I think the same “you’re right boss, of course boss” is what’s causing psychosis in people up to and including an AI CEO. I mean, just take a listen at about 30 seconds of this ramble.
Some of his friends tried to give him an out by asking if it’s a performance art piece. The tone of these replies is less, “Haha, you guys don’t understand” and more “Dude, please, this is an off-ramp, just say JK and we’re good.” Which, I get. I know comedians who’ve gone off the deep end and you try your best to pull them out of the well with a frayed rope. They usually fall right back into the well.
If you’re prone to think you’re a captain of industry who’s smart about the world and knows all its secrets, AI is specially made to drive you bonkers. Any conspiracy against you is true. Any perceived threat is accurate. AI will generate an entirely imagined fantasy world of deception where your friends and family have been replaced by clones and only the machine is telling you the truth. That’s why treating AI like it’s a neutral referee is a bad fucking idea. Because if you’ve convinced yourself that AI is “trying” its best (which it isn’t, because it’s not sentient) and that AI is neutral (which it isn’t, because the people who programmed its parameters aren’t), it’s very easy to buy that AI is really putting in an effort as a friend to warn you about the dangers around every corner.

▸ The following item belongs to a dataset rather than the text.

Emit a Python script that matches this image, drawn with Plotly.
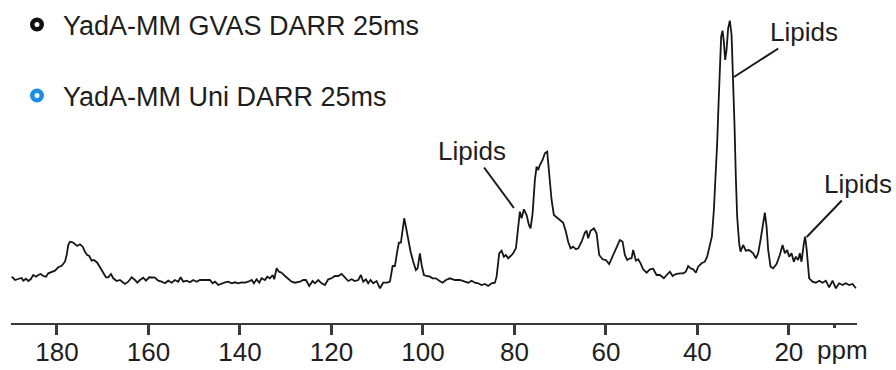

It is fascinating, however, that we’ve moved from, “Is this technology good or bad for workers?” and gone to “Is this technology going to cause millions of people to turn into hermits holding a gun whenever they answer the door?”
Ah, well. Good times.
Recommendations
Donkey Kong Bananza might be my favorite game of 2025 in a year with truly fantastic games. It’s also made by a company that I love and involves work from some of my friends, so I’m also pretty happy about that, too. If you haven’t heard of this game, you play Donkey Kong and you punch your way through mountains to find secrets. That sounds simple, but nearly everything is destructible and getting from place to place involves solving how to destroy the right things. I’ve spent hours and hours on a level before moving on just so I can explore as much as possible. It’s beautiful in a way that makes me feel like I’m playing Grand Theft Auto 3 or Breath of the Wild for the first time.
Also, you tunnel through the ground by punching your way through and then up. Did I mention that? This game is the closest I’ve ever come to a Bugs Bunny simulator. It’s that good.
COCO COPTER is the latest song from Little Big, an incredible Russian band that moved to Los Angeles after the war in Ukraine started. And like all of Little Big’s songs, it’s extremely weird with an extremely weird video. Little Big’s style is hard to describe. It’s sort of Euro Pop but intentionally funny. Their videos are also hilarious. Watching each one is absolutely mandatory. The video for the song “Go Bananas” has straight up dragged me right out of a depression.
Other Business
I’m still working on making the transition to a different blogging site. This week and last have been swallowed by work on projects that I need to pay the bills, so I apologize for not having more movement on that.
You’re all the best and I appreciate you reading this far. May your days be AI psychosis free.